* start Given data *
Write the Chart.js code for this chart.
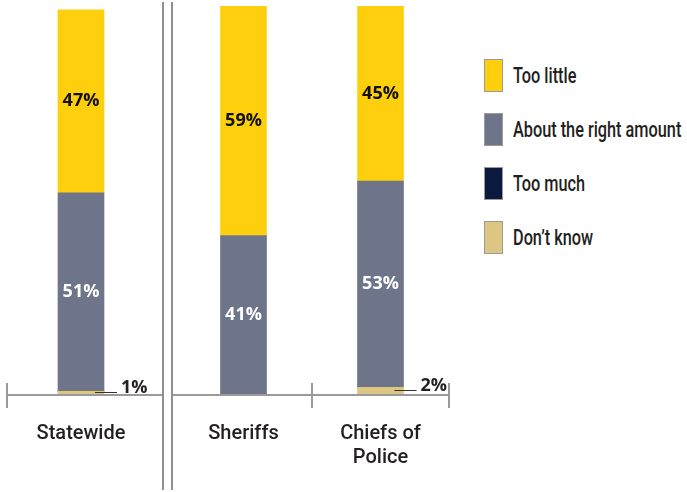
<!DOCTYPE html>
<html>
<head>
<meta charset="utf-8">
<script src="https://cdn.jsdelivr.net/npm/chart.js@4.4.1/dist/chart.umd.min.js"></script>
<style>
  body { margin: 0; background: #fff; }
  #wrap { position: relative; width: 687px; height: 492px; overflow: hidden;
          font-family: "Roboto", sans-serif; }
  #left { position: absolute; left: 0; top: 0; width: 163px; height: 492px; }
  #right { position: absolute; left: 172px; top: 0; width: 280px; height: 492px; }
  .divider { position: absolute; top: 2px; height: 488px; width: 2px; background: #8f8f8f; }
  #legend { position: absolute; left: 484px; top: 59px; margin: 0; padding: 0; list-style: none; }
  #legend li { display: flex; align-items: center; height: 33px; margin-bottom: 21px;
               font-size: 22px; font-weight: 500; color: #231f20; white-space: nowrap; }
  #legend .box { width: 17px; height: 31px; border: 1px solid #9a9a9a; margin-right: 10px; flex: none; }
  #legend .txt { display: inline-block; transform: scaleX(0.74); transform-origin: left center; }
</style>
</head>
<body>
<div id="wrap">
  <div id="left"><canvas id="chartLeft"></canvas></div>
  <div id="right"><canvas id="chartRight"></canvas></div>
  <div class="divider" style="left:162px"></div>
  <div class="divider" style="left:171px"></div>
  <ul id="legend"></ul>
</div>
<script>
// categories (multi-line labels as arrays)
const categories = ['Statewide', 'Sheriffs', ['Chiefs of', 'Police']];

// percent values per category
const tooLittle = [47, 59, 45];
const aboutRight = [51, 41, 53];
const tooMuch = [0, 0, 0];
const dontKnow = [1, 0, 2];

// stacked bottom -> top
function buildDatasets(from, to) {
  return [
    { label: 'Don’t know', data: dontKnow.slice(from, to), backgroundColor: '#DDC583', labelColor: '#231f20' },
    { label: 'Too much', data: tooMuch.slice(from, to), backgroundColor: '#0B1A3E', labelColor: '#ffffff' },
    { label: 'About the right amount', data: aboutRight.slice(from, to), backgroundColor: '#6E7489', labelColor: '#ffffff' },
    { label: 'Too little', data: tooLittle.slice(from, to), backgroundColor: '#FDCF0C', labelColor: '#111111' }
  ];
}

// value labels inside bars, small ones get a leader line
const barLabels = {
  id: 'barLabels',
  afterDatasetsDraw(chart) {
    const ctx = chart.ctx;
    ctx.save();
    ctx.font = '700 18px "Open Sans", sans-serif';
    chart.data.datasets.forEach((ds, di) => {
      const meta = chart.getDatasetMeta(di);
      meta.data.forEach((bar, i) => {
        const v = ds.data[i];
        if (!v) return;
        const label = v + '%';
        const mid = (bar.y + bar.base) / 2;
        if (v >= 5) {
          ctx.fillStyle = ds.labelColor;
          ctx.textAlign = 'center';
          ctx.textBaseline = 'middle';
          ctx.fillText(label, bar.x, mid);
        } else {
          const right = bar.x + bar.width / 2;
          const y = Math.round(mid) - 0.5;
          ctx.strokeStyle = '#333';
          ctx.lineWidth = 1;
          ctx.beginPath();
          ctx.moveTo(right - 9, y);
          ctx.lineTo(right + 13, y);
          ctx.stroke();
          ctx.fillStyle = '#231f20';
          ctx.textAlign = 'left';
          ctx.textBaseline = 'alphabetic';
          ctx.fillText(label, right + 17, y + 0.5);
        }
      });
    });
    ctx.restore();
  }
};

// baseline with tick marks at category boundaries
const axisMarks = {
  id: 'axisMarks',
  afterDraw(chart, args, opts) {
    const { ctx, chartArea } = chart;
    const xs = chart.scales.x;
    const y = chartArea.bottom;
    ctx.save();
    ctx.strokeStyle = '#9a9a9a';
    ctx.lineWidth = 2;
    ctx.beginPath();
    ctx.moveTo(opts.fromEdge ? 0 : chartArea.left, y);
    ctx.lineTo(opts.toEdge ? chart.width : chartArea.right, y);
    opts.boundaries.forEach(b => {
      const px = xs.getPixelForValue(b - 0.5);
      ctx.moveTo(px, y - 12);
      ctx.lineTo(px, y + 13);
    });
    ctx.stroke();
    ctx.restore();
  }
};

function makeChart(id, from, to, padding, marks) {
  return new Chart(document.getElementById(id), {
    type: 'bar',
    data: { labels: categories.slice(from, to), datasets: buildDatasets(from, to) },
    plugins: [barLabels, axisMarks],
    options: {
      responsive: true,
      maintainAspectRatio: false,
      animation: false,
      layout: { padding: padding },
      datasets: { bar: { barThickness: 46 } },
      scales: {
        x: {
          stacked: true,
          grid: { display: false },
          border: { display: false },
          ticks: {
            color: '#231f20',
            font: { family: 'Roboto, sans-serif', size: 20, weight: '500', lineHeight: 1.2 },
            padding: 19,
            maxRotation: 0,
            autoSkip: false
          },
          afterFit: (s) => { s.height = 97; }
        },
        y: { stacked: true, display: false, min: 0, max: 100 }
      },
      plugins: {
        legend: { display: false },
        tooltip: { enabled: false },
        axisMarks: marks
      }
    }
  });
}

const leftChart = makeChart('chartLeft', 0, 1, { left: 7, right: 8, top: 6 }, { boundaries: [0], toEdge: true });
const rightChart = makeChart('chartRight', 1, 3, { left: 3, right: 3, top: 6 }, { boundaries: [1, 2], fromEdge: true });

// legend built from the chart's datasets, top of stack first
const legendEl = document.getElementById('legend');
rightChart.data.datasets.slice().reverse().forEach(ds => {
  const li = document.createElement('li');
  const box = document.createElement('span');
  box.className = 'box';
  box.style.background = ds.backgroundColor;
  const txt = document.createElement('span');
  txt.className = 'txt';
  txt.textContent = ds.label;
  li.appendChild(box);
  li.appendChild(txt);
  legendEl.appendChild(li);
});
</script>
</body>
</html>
* end Given data *
Reproduce the material above in full and without alteration, but skip all pictures.

Write the Chart.js code for this chart.
<!DOCTYPE html>
<html>
<head>
<meta charset="utf-8">
<script src="https://cdn.jsdelivr.net/npm/chart.js@4.4.1/dist/chart.umd.min.js"></script>
<style>
  body { margin: 0; background: #fff; }
  #wrap { position: relative; width: 687px; height: 492px; overflow: hidden;
          font-family: "Roboto", sans-serif; }
  #left { position: absolute; left: 0; top: 0; width: 163px; height: 492px; }
  #right { position: absolute; left: 172px; top: 0; width: 280px; height: 492px; }
  .divider { position: absolute; top: 2px; height: 488px; width: 2px; background: #8f8f8f; }
  #legend { position: absolute; left: 484px; top: 59px; margin: 0; padding: 0; list-style: none; }
  #legend li { display: flex; align-items: center; height: 33px; margin-bottom: 21px;
               font-size: 22px; font-weight: 500; color: #231f20; white-space: nowrap; }
  #legend .box { width: 17px; height: 31px; border: 1px solid #9a9a9a; margin-right: 10px; flex: none; }
  #legend .txt { display: inline-block; transform: scaleX(0.74); transform-origin: left center; }
</style>
</head>
<body>
<div id="wrap">
  <div id="left"><canvas id="chartLeft"></canvas></div>
  <div id="right"><canvas id="chartRight"></canvas></div>
  <div class="divider" style="left:162px"></div>
  <div class="divider" style="left:171px"></div>
  <ul id="legend"></ul>
</div>
<script>
// categories (multi-line labels as arrays)
const categories = ['Statewide', 'Sheriffs', ['Chiefs of', 'Police']];

// percent values per category
const tooLittle = [47, 59, 45];
const aboutRight = [51, 41, 53];
const tooMuch = [0, 0, 0];
const dontKnow = [1, 0, 2];

// stacked bottom -> top
function buildDatasets(from, to) {
  return [
    { label: 'Don’t know', data: dontKnow.slice(from, to), backgroundColor: '#DDC583', labelColor: '#231f20' },
    { label: 'Too much', data: tooMuch.slice(from, to), backgroundColor: '#0B1A3E', labelColor: '#ffffff' },
    { label: 'About the right amount', data: aboutRight.slice(from, to), backgroundColor: '#6E7489', labelColor: '#ffffff' },
    { label: 'Too little', data: tooLittle.slice(from, to), backgroundColor: '#FDCF0C', labelColor: '#111111' }
  ];
}

// value labels inside bars, small ones get a leader line
const barLabels = {
  id: 'barLabels',
  afterDatasetsDraw(chart) {
    const ctx = chart.ctx;
    ctx.save();
    ctx.font = '700 18px "Open Sans", sans-serif';
    chart.data.datasets.forEach((ds, di) => {
      const meta = chart.getDatasetMeta(di);
      meta.data.forEach((bar, i) => {
        const v = ds.data[i];
        if (!v) return;
        const label = v + '%';
        const mid = (bar.y + bar.base) / 2;
        if (v >= 5) {
          ctx.fillStyle = ds.labelColor;
          ctx.textAlign = 'center';
          ctx.textBaseline = 'middle';
          ctx.fillText(label, bar.x, mid);
        } else {
          const right = bar.x + bar.width / 2;
          const y = Math.round(mid) - 0.5;
          ctx.strokeStyle = '#333';
          ctx.lineWidth = 1;
          ctx.beginPath();
          ctx.moveTo(right - 9, y);
          ctx.lineTo(right + 13, y);
          ctx.stroke();
          ctx.fillStyle = '#231f20';
          ctx.textAlign = 'left';
          ctx.textBaseline = 'alphabetic';
          ctx.fillText(label, right + 17, y + 0.5);
        }
      });
    });
    ctx.restore();
  }
};

// baseline with tick marks at category boundaries
const axisMarks = {
  id: 'axisMarks',
  afterDraw(chart, args, opts) {
    const { ctx, chartArea } = chart;
    const xs = chart.scales.x;
    const y = chartArea.bottom;
    ctx.save();
    ctx.strokeStyle = '#9a9a9a';
    ctx.lineWidth = 2;
    ctx.beginPath();
    ctx.moveTo(opts.fromEdge ? 0 : chartArea.left, y);
    ctx.lineTo(opts.toEdge ? chart.width : chartArea.right, y);
    opts.boundaries.forEach(b => {
      const px = xs.getPixelForValue(b - 0.5);
      ctx.moveTo(px, y - 12);
      ctx.lineTo(px, y + 13);
    });
    ctx.stroke();
    ctx.restore();
  }
};

function makeChart(id, from, to, padding, marks) {
  return new Chart(document.getElementById(id), {
    type: 'bar',
    data: { labels: categories.slice(from, to), datasets: buildDatasets(from, to) },
    plugins: [barLabels, axisMarks],
    options: {
      responsive: true,
      maintainAspectRatio: false,
      animation: false,
      layout: { padding: padding },
      datasets: { bar: { barThickness: 46 } },
      scales: {
        x: {
          stacked: true,
          grid: { display: false },
          border: { display: false },
          ticks: {
            color: '#231f20',
            font: { family: 'Roboto, sans-serif', size: 20, weight: '500', lineHeight: 1.2 },
            padding: 19,
            maxRotation: 0,
            autoSkip: false
          },
          afterFit: (s) => { s.height = 97; }
        },
        y: { stacked: true, display: false, min: 0, max: 100 }
      },
      plugins: {
        legend: { display: false },
        tooltip: { enabled: false },
        axisMarks: marks
      }
    }
  });
}

const leftChart = makeChart('chartLeft', 0, 1, { left: 7, right: 8, top: 6 }, { boundaries: [0], toEdge: true });
const rightChart = makeChart('chartRight', 1, 3, { left: 3, right: 3, top: 6 }, { boundaries: [1, 2], fromEdge: true });

// legend built from the chart's datasets, top of stack first
const legendEl = document.getElementById('legend');
rightChart.data.datasets.slice().reverse().forEach(ds => {
  const li = document.createElement('li');
  const box = document.createElement('span');
  box.className = 'box';
  box.style.background = ds.backgroundColor;
  const txt = document.createElement('span');
  txt.className = 'txt';
  txt.textContent = ds.label;
  li.appendChild(box);
  li.appendChild(txt);
  legendEl.appendChild(li);
});
</script>
</body>
</html>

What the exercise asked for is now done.